Collected material:
— begin —

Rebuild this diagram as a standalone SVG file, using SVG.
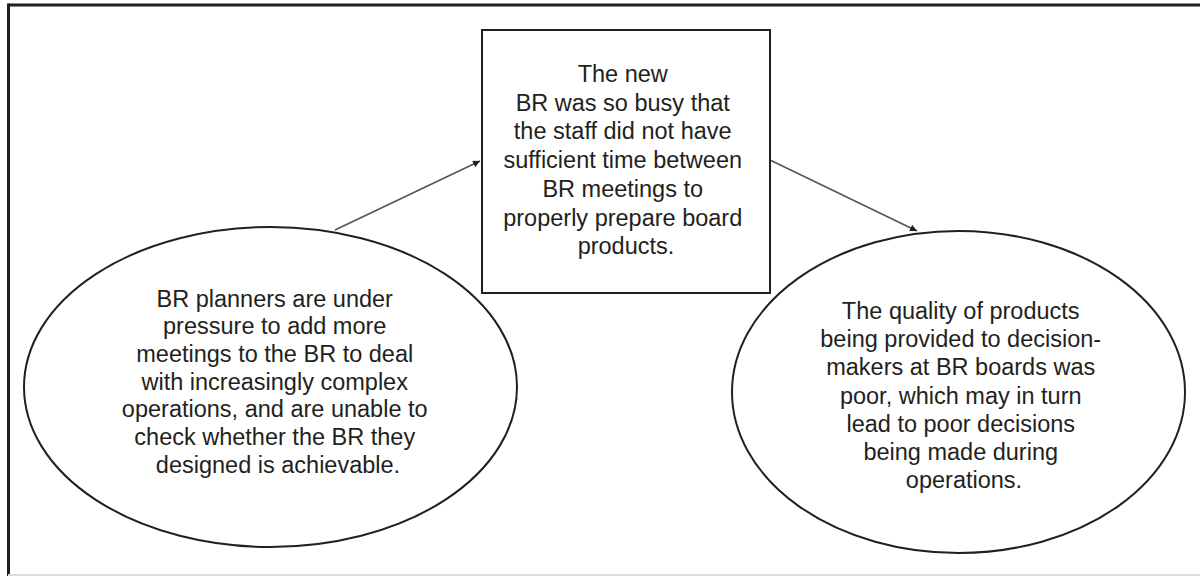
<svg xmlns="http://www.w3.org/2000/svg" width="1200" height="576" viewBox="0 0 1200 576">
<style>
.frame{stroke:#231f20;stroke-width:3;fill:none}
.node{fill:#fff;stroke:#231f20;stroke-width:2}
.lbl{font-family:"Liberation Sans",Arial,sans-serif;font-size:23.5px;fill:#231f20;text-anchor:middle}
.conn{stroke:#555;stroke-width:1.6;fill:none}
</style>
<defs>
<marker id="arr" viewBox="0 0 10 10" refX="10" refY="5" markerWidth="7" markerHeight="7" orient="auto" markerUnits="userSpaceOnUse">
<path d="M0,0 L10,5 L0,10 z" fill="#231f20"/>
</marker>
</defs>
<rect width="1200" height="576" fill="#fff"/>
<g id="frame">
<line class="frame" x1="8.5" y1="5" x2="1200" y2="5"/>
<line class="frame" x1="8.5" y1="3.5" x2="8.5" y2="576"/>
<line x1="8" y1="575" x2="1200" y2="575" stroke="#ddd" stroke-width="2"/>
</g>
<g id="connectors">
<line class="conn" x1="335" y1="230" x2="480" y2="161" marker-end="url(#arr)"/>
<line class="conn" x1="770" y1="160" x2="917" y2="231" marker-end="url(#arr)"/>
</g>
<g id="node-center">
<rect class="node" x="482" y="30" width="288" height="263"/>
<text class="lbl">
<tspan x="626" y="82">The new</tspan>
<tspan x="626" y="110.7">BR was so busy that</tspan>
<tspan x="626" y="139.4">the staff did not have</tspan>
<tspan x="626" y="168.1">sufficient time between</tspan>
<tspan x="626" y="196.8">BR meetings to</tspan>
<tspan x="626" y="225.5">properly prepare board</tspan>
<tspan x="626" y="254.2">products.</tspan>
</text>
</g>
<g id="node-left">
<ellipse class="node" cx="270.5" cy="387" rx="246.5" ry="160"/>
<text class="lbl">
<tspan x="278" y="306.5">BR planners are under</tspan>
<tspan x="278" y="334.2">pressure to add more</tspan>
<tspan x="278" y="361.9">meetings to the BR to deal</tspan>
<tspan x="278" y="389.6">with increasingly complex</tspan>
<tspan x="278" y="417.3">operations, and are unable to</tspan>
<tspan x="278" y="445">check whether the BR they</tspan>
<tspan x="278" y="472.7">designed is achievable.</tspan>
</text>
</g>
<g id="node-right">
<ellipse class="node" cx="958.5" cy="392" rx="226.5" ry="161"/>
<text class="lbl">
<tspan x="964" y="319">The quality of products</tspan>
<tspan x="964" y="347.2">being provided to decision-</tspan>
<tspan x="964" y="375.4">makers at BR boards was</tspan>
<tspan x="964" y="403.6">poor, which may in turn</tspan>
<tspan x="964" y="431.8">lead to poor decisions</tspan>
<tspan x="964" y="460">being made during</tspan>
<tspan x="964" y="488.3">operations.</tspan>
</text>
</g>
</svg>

— end —

To be done:
Produce an exact copy of each line of data, skipping embedded images.

Finished exercise:
Rebuild this diagram as a standalone SVG file, using SVG.
<svg xmlns="http://www.w3.org/2000/svg" width="1200" height="576" viewBox="0 0 1200 576">
<style>
.frame{stroke:#231f20;stroke-width:3;fill:none}
.node{fill:#fff;stroke:#231f20;stroke-width:2}
.lbl{font-family:"Liberation Sans",Arial,sans-serif;font-size:23.5px;fill:#231f20;text-anchor:middle}
.conn{stroke:#555;stroke-width:1.6;fill:none}
</style>
<defs>
<marker id="arr" viewBox="0 0 10 10" refX="10" refY="5" markerWidth="7" markerHeight="7" orient="auto" markerUnits="userSpaceOnUse">
<path d="M0,0 L10,5 L0,10 z" fill="#231f20"/>
</marker>
</defs>
<rect width="1200" height="576" fill="#fff"/>
<g id="frame">
<line class="frame" x1="8.5" y1="5" x2="1200" y2="5"/>
<line class="frame" x1="8.5" y1="3.5" x2="8.5" y2="576"/>
<line x1="8" y1="575" x2="1200" y2="575" stroke="#ddd" stroke-width="2"/>
</g>
<g id="connectors">
<line class="conn" x1="335" y1="230" x2="480" y2="161" marker-end="url(#arr)"/>
<line class="conn" x1="770" y1="160" x2="917" y2="231" marker-end="url(#arr)"/>
</g>
<g id="node-center">
<rect class="node" x="482" y="30" width="288" height="263"/>
<text class="lbl">
<tspan x="626" y="82">The new</tspan>
<tspan x="626" y="110.7">BR was so busy that</tspan>
<tspan x="626" y="139.4">the staff did not have</tspan>
<tspan x="626" y="168.1">sufficient time between</tspan>
<tspan x="626" y="196.8">BR meetings to</tspan>
<tspan x="626" y="225.5">properly prepare board</tspan>
<tspan x="626" y="254.2">products.</tspan>
</text>
</g>
<g id="node-left">
<ellipse class="node" cx="270.5" cy="387" rx="246.5" ry="160"/>
<text class="lbl">
<tspan x="278" y="306.5">BR planners are under</tspan>
<tspan x="278" y="334.2">pressure to add more</tspan>
<tspan x="278" y="361.9">meetings to the BR to deal</tspan>
<tspan x="278" y="389.6">with increasingly complex</tspan>
<tspan x="278" y="417.3">operations, and are unable to</tspan>
<tspan x="278" y="445">check whether the BR they</tspan>
<tspan x="278" y="472.7">designed is achievable.</tspan>
</text>
</g>
<g id="node-right">
<ellipse class="node" cx="958.5" cy="392" rx="226.5" ry="161"/>
<text class="lbl">
<tspan x="964" y="319">The quality of products</tspan>
<tspan x="964" y="347.2">being provided to decision-</tspan>
<tspan x="964" y="375.4">makers at BR boards was</tspan>
<tspan x="964" y="403.6">poor, which may in turn</tspan>
<tspan x="964" y="431.8">lead to poor decisions</tspan>
<tspan x="964" y="460">being made during</tspan>
<tspan x="964" y="488.3">operations.</tspan>
</text>
</g>
</svg>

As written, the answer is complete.